Legault recently extended her thank you message a little further than the hospital.
She also more recently used those painting talents to share some love on the front windows of The News.
Artists wants hospice residents and staff to know they’re not alone
Meanwhile, more than a hundred hearts of different shapes, sizes, and colours adorn the windows of the McKenney Creek hospice residence in Maple Ridge, after a local artist used her talents to spread a togetherness message.
April Lacheur spent the better part of a day painting hearts on all the windows around the exterior of the hospice care centre, which is located on the Ridge Meadows Hospital campus off Laity Street.
“I wanted to find a way to bring joy, using art, to people in our community during this difficult time with the COVID 19 pandemic,” said Lacheur, a former hospice nurse who reached out to the Maple Ridge Community Foundation and in turn was connected with Ridge Meadows Hospice Society.
“We are seeing many people in our community, and communities around the world, putting hearts and rainbows in the window as an act of solidarity, love, and hope. It brings the message that ‘we are in this together’,” Lacheur said.
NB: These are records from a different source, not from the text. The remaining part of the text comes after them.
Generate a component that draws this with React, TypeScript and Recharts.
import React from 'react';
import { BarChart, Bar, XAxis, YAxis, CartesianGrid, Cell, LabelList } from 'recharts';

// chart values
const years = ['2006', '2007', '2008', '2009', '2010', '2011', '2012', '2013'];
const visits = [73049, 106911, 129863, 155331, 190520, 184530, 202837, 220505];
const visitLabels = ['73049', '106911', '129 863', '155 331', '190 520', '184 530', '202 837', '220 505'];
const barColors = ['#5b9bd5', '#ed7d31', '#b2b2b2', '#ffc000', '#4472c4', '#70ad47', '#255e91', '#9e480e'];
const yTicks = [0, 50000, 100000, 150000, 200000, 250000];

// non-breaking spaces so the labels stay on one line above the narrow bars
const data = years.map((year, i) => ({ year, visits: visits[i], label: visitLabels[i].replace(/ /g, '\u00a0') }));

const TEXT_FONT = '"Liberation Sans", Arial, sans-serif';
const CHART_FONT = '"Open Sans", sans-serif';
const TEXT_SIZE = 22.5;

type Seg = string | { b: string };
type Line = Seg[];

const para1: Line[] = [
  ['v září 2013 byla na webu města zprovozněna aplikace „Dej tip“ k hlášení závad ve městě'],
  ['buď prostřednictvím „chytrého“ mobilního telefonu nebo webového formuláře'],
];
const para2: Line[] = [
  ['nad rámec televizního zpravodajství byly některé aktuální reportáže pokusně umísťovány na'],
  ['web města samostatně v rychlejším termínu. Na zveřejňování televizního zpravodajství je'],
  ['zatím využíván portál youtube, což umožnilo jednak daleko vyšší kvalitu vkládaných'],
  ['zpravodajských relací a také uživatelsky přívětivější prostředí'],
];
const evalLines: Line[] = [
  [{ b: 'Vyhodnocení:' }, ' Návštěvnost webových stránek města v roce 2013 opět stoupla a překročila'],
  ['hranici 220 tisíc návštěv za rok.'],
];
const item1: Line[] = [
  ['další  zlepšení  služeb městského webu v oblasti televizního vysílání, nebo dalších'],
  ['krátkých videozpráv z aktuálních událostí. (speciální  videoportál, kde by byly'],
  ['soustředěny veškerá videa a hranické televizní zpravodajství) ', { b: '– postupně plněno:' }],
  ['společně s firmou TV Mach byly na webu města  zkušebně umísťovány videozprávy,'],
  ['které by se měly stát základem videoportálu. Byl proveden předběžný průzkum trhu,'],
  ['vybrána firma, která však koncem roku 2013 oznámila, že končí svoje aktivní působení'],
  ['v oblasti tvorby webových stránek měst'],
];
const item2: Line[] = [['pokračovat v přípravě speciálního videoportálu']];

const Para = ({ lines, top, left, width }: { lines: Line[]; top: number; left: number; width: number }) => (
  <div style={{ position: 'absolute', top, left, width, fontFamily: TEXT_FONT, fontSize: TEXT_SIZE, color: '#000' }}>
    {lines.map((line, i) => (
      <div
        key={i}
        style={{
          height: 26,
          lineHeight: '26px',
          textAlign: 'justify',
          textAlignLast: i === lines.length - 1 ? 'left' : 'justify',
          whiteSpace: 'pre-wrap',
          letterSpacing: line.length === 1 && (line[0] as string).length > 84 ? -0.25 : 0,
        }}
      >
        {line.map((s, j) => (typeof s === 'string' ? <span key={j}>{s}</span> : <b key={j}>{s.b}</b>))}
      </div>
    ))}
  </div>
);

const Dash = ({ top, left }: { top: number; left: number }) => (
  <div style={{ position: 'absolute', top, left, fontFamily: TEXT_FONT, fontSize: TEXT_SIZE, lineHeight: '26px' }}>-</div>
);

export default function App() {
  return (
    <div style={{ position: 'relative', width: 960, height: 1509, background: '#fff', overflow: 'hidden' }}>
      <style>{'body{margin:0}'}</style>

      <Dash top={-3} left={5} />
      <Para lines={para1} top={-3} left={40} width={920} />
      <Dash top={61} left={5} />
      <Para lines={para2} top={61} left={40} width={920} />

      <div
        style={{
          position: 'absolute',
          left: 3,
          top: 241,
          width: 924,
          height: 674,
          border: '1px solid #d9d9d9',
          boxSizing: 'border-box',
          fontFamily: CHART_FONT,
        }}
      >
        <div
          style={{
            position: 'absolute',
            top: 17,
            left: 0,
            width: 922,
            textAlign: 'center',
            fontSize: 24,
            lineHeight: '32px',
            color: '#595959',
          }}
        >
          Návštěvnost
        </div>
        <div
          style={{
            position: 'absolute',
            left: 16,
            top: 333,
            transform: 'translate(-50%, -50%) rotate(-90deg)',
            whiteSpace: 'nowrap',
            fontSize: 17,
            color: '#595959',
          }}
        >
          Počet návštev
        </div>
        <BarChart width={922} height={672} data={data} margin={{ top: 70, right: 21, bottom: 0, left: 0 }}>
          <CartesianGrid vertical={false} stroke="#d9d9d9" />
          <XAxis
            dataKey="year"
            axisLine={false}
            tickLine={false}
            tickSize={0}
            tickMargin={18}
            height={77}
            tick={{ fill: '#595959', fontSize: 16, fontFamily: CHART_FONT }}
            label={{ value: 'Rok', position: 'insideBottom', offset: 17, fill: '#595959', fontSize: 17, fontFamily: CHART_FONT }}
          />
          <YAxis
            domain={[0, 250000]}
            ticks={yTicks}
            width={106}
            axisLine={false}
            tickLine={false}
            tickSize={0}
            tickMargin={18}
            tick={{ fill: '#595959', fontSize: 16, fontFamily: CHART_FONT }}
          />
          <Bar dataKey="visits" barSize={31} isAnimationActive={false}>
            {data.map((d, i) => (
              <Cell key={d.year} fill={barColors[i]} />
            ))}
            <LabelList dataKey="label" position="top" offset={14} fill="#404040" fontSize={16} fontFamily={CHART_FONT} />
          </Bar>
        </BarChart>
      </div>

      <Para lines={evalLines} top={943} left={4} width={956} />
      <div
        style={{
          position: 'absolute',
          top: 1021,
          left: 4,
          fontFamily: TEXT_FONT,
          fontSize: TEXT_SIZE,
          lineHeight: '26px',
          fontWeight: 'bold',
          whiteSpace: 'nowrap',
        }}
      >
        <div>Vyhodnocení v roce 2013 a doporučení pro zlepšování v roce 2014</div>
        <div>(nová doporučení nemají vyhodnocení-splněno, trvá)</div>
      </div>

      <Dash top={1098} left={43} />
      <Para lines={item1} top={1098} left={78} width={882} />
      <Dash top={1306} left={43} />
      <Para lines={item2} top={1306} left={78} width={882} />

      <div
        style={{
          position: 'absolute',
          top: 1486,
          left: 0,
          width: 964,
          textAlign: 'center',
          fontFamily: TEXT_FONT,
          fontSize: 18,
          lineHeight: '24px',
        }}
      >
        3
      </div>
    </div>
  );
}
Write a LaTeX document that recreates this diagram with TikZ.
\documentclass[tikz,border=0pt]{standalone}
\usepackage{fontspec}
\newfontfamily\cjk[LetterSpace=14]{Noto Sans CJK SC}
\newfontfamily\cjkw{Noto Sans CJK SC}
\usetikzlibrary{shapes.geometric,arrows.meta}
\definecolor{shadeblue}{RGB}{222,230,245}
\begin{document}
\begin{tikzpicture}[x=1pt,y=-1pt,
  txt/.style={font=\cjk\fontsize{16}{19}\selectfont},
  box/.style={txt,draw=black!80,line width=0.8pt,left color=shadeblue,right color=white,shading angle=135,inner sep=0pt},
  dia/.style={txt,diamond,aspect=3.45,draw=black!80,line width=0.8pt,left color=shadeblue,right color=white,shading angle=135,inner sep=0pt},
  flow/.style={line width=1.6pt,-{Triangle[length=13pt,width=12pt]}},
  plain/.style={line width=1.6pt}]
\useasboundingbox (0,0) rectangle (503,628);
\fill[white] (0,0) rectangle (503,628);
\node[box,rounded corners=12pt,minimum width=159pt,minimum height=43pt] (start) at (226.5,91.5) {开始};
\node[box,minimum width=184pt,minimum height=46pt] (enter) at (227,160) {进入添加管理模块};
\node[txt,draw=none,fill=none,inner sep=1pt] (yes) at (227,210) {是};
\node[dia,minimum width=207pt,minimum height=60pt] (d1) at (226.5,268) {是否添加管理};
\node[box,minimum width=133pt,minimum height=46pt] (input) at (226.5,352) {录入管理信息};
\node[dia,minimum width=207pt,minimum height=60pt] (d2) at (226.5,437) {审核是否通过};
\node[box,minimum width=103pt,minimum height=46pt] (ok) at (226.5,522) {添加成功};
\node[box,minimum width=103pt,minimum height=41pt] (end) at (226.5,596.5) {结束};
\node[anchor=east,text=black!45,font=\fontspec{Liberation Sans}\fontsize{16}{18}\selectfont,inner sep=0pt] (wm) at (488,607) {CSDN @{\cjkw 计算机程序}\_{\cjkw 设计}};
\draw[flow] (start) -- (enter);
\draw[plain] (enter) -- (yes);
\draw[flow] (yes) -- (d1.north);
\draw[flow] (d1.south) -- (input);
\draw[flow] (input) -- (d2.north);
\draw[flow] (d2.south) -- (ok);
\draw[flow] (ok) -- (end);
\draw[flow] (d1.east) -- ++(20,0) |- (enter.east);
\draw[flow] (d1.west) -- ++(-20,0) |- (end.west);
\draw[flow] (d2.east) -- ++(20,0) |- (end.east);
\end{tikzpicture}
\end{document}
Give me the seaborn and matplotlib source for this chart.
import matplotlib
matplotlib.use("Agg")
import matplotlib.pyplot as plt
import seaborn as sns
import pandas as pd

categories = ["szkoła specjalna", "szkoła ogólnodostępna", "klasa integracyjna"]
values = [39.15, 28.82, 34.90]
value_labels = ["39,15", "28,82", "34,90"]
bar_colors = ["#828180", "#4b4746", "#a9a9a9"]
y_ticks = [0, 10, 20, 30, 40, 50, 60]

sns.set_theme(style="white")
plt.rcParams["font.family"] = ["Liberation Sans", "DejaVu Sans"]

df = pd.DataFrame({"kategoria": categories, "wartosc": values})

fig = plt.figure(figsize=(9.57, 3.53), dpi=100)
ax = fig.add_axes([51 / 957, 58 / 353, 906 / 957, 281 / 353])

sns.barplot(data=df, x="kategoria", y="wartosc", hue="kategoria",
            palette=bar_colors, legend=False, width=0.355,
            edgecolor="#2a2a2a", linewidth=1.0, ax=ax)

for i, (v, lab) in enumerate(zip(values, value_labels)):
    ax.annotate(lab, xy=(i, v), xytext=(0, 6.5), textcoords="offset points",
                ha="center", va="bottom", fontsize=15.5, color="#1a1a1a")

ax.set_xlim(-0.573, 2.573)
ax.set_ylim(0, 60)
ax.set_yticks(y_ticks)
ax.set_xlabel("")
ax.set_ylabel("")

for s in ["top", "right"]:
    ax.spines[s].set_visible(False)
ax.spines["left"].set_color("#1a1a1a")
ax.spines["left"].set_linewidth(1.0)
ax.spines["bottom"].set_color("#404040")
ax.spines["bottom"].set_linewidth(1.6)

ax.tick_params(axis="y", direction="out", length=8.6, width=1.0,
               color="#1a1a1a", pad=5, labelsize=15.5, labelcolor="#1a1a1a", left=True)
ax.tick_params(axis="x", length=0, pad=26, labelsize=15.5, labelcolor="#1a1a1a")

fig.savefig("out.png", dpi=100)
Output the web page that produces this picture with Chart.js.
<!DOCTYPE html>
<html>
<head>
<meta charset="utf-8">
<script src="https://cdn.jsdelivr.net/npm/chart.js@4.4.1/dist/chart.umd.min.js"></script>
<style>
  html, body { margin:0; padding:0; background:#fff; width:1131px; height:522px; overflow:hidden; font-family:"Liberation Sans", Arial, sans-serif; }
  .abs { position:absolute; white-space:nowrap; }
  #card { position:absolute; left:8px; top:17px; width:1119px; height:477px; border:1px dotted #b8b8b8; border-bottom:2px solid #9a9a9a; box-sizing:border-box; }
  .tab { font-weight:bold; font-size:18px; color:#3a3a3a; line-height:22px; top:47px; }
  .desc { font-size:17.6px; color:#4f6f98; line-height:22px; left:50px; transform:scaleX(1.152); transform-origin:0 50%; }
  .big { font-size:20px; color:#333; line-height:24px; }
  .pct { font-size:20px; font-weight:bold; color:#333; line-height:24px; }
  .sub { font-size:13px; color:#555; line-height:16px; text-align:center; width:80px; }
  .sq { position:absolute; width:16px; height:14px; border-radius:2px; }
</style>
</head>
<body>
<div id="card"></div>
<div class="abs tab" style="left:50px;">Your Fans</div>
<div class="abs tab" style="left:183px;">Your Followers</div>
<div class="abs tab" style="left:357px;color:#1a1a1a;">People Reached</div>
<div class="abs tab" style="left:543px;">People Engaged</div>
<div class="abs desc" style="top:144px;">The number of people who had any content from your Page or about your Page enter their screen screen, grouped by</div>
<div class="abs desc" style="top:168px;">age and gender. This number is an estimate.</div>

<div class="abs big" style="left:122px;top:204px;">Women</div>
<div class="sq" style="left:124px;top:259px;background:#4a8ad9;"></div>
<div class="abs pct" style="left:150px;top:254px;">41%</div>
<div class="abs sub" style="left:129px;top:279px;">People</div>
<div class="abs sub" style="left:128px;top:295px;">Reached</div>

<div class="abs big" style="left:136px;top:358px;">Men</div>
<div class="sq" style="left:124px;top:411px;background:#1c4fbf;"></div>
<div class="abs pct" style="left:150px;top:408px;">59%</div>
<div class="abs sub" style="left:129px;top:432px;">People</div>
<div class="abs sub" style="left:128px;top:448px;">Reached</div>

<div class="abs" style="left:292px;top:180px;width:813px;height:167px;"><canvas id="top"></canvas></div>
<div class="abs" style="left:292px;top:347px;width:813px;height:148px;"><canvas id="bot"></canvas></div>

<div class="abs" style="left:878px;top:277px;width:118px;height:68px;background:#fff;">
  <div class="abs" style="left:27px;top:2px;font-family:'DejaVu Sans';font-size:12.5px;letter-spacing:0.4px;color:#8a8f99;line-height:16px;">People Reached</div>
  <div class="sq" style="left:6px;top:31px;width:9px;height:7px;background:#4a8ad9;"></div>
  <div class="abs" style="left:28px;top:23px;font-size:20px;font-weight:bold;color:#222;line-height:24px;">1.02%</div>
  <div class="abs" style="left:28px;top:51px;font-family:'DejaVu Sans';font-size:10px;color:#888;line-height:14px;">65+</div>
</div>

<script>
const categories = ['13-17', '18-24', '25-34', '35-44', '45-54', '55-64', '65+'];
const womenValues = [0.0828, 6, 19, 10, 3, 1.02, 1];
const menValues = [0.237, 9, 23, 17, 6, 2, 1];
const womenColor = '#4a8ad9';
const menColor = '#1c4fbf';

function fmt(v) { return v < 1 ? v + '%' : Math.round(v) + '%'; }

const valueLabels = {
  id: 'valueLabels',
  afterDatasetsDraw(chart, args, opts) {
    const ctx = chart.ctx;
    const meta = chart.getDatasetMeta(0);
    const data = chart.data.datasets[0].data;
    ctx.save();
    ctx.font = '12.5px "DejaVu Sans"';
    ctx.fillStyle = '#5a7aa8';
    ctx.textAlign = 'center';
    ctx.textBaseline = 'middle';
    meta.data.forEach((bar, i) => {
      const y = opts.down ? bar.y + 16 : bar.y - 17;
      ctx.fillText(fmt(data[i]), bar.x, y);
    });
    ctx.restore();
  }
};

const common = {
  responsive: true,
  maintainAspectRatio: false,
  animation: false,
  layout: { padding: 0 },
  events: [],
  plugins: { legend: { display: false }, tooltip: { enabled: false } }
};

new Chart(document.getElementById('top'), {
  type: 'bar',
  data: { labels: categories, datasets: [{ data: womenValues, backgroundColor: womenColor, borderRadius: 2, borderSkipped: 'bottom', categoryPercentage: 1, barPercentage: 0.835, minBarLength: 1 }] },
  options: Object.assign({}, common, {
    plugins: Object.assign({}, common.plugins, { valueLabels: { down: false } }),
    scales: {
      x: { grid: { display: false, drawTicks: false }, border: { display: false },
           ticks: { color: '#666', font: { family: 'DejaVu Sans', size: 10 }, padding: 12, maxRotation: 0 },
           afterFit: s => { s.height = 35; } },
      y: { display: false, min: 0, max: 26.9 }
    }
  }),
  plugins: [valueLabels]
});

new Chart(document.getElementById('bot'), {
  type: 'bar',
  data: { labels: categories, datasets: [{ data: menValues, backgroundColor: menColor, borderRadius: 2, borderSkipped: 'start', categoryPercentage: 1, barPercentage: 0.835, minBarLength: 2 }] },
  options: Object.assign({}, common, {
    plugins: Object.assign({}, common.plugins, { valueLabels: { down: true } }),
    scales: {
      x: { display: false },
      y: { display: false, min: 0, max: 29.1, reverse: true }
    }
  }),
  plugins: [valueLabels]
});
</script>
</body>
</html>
“When I have been walking around my neighbourhood and seen hearts in the window, I am reminded I am not alone. They bring me joy and I wanted to carry on that message using my own art.”
It took her about six hours to paint between five and 10 rainbow hearts on each of the entrance doors and windows, as well as the windows into each of the 10 different patients’ rooms.
“I wanted the staff, family, and residents to know they are not forgotten in this crisis. I think we all think about the families and patients who are directly affected by having COVID-19, but there are patients and families who are accessing other parts of the healthcare system, who are also affected,” Lacheur said.
Hospice is facing a “really hard time” right now. Daily visitors are limited, communal areas in the hospice are closed, volunteers are not allowed to come in to offer support.
“This makes for very stressed families, patients and staff,” Lacheur explained.
“I used to work as an RN in hospice and I know the supportive and positive experience with end of life care they are usually able to provide, and that is really restricted right now. I hope that the painting I did can bring a smile and a reminder the community has not forgotten about them and we are sending them love during this extra difficult time.”
People have shared pictures of Lacheur’s artwork, as well as shared messages saying her hearts bring them joy, said hospice executive director Lindsey Willis.
“It is especially appreciated by the staff in the hospice, as it reminds them how grateful we all are for the work they do with such compassion and dedication,” she said. “I am extremely grateful to see how a community comes together, the connections we all have, and how people have an innate desire to help.”